The responses to that note was generally agreement--especially when I pointed out that it was so ugly that Zack Snyder featured it in "Batman v Superman"...as the villain Lex Luthor's headquarters. Very telling.
One genius, however, told me I was wrong. The building is "beautiful," but I am too narrow-minded to see it. She said I was just parroting what my public school teachers had told me. That ridiculousness reminded me of your line:
"After centuries of such counterintuitive findings, scientists and other experts fell into the habit of assuming that regular people are morons."
I don't mind being a called a moron when I'm right. I'll take that every time, just give me beauty in my buildings, my literature, and my art.
Those VAS (visual attention simulation) graphics are powerful, thanks for sharing. I also appreciate this larger analysis, which was novel to me: After centuries of such counterintuitive findings, experts approach the public with a default “gotcha!” attitude that relishes overturning false intuitions, bursting mistaken bubbles, revealing the erroneousness of folky assumptions.
This should be discussed more. As you explain, it sheds light on modern architecture and probably other 20th century developments trends like some modern art. Being aware of the default gotcha attitude is needed to curb the excesses like you describe.
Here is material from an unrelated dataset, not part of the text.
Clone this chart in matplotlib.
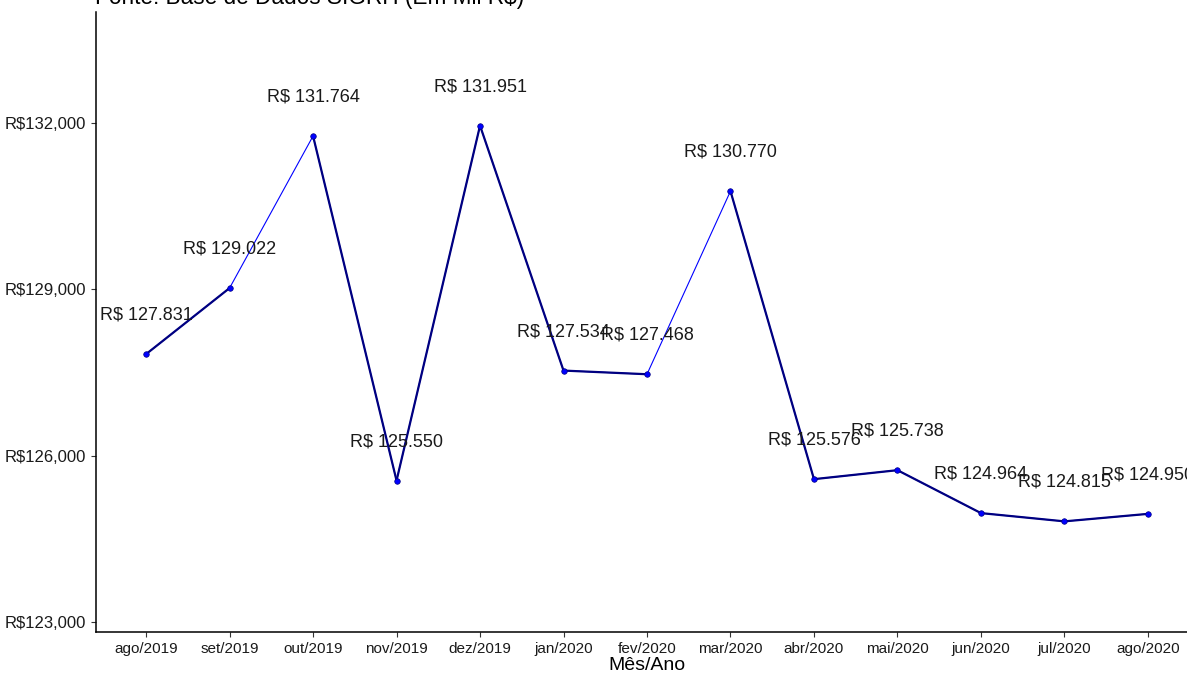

So, I agree with you, except I also feel that we can view 20th-century experiments with more compassion. We humans were on an achievement high from the prior centuries of ability to control nature, and over-assumed we could change anything. It is good to discuss as you are doing, how a lot of those attitudes need to be walked back. Still, I also celebrate human nature for wanting to innovate and explore new attitudes and ways of living/being. Humans need to keep our innovative spirit, given impending population and climate changes.